Common Mistakes & Pitfalls

1. Sign Errors in Loop Rules:

   • Mistake: Always treating voltage across the inductor as negative.
   • Correction: The term $-L(di/dt)$ represents the back EMF. If current is decreasing (negative slope), this term becomes positive, representing the inductor pushing current forward.

2. Confusing $t=0$ and $t=\infty$:

   • Mistake: Thinking the inductor acts like a wire at $t=0$.
   • Correction: Remember: Inductors hate change. At $t=0$, nothing happens ($I=0$, Open Circuit). At $t=\infty$, no change is happening, so the inductor "relaxes" (Short Circuit).

3. LC Phase Relationship:

   • Mistake: Assuming max current happens at max charge.
   • Correction: They are opposites. When the capacitor is full (max $q$), the current is momentarily stopped ($i=0$) as it prepares to reverse direction.

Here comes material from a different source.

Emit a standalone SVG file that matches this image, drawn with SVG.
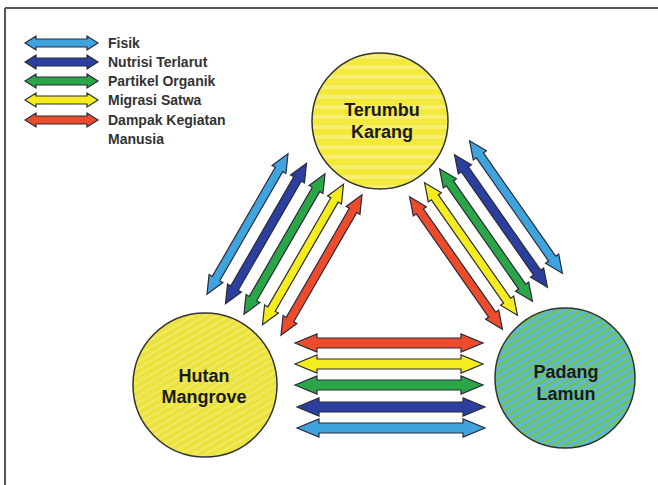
<svg xmlns="http://www.w3.org/2000/svg" xmlns:xlink="http://www.w3.org/1999/xlink" width="658" height="485" viewBox="0 0 658 485">
<style>
.ar{stroke:#2a2a3a;stroke-width:1.2;stroke-linejoin:miter}
.fisik{fill:#3fa4de}
.nutri{fill:#2c3f9e}
.parti{fill:#2aa647}
.migra{fill:#f4ec1c}
.dampa{fill:#ec4b2c}
.leg{font-family:"Liberation Sans",Arial,sans-serif;font-size:14px;font-weight:bold;fill:#333}
.lbl{font-family:"Liberation Sans",Arial,sans-serif;font-size:18px;font-weight:bold;fill:#1a1a1a;text-anchor:middle}
.node{stroke:#333;stroke-width:1.5}
</style>
<defs>
<pattern id="pTK" width="10" height="10" patternUnits="userSpaceOnUse">
<rect width="10" height="10" fill="#f2e93a"/>
<rect y="5" width="10" height="4" fill="#f6ef74"/>
</pattern>
<pattern id="pHM" width="6" height="6" patternUnits="userSpaceOnUse" patternTransform="rotate(-30)">
<rect width="6" height="6" fill="#ece33c"/>
<rect y="3" width="6" height="2" fill="#f1ea66"/>
</pattern>
<pattern id="pPL" width="6" height="6" patternUnits="userSpaceOnUse" patternTransform="rotate(-30)">
<rect width="6" height="6" fill="#6ec35e"/>
<rect y="3" width="6" height="3" fill="#5cb9dc"/>
</pattern>
<polygon id="diag" points="-81,0 -63,-8 -63,-4.3 63,-4.3 63,-8 81,0 63,8 63,4.3 -63,4.3 -63,8"/>
<polygon id="hor" points="-94,0 -72,-9 -72,-5 72,-5 72,-9 94,0 72,9 72,5 -72,5 -72,9"/>
<polygon id="legar" points="-36.5,0 -25.5,-7 -25.5,-4 25.5,-4 25.5,-7 36.5,0 25.5,7 25.5,4 -25.5,4 -25.5,7"/>
</defs>
<rect width="658" height="485" fill="#fff"/>
<g id="frame" stroke="#555" stroke-width="2" fill="none">
<line x1="5" y1="8" x2="658" y2="8"/>
<line x1="5" y1="8" x2="5" y2="485"/>
</g>
<g id="legend">
<use xlink:href="#legar" class="ar fisik" transform="translate(61.5,43)"/>
<use xlink:href="#legar" class="ar nutri" transform="translate(61.5,62)"/>
<use xlink:href="#legar" class="ar parti" transform="translate(61.5,81)"/>
<use xlink:href="#legar" class="ar migra" transform="translate(61.5,100)"/>
<use xlink:href="#legar" class="ar dampa" transform="translate(61.5,120)"/>
<text class="leg" x="108" y="48">Fisik</text>
<text class="leg" x="108" y="67">Nutrisi Terlarut</text>
<text class="leg" x="108" y="86">Partikel Organik</text>
<text class="leg" x="108" y="105">Migrasi Satwa</text>
<text class="leg" x="108" y="125">Dampak Kegiatan</text>
<text class="leg" x="108" y="144">Manusia</text>
</g>
<g id="connectors">
<use xlink:href="#diag" class="ar fisik" transform="translate(247.5,224) rotate(-60)"/>
<use xlink:href="#diag" class="ar nutri" transform="translate(266,233.5) rotate(-60)"/>
<use xlink:href="#diag" class="ar parti" transform="translate(284.5,244) rotate(-60)"/>
<use xlink:href="#diag" class="ar migra" transform="translate(303,254.5) rotate(-60)"/>
<use xlink:href="#diag" class="ar dampa" transform="translate(321.5,265) rotate(-60)"/>
<use xlink:href="#diag" class="ar dampa" transform="translate(456,263) rotate(55)"/>
<use xlink:href="#diag" class="ar migra" transform="translate(471,249) rotate(55)"/>
<use xlink:href="#diag" class="ar parti" transform="translate(486,235) rotate(55)"/>
<use xlink:href="#diag" class="ar nutri" transform="translate(501,221) rotate(55)"/>
<use xlink:href="#diag" class="ar fisik" transform="translate(516,207) rotate(55)"/>
<use xlink:href="#hor" class="ar dampa" transform="translate(389,343)"/>
<use xlink:href="#hor" class="ar migra" transform="translate(389,364)"/>
<use xlink:href="#hor" class="ar parti" transform="translate(389,385)"/>
<use xlink:href="#hor" class="ar nutri" transform="translate(391,407)"/>
<use xlink:href="#hor" class="ar fisik" transform="translate(391,428)"/>
</g>
<g id="terumbu-karang">
<circle class="node" cx="380" cy="121" r="68" fill="url(#pTK)"/>
<text class="lbl" x="382" y="116">Terumbu</text>
<text class="lbl" x="382" y="138">Karang</text>
</g>
<g id="hutan-mangrove">
<circle class="node" cx="205" cy="385" r="72" fill="url(#pHM)"/>
<text class="lbl" x="204" y="382">Hutan</text>
<text class="lbl" x="204" y="403">Mangrove</text>
</g>
<g id="padang-lamun">
<circle class="node" cx="565" cy="378" r="70" fill="url(#pPL)"/>
<text class="lbl" x="566" y="378">Padang</text>
<text class="lbl" x="566" y="400">Lamun</text>
</g>
</svg>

4. Mixing up $\tau$ formulas:

   • Mistake: Using $RC$ for inductive circuits or $L/R$ for capacitive circuits.
   • Correction: $RC$ is for capacitors (smooth charge storage). $L/R$ is for inductors (smooth current flow). Note that larger $R$ in an LR circuit makes the current change faster (smaller $\tau$), whereas larger $R$ in an RC circuit makes charging slower.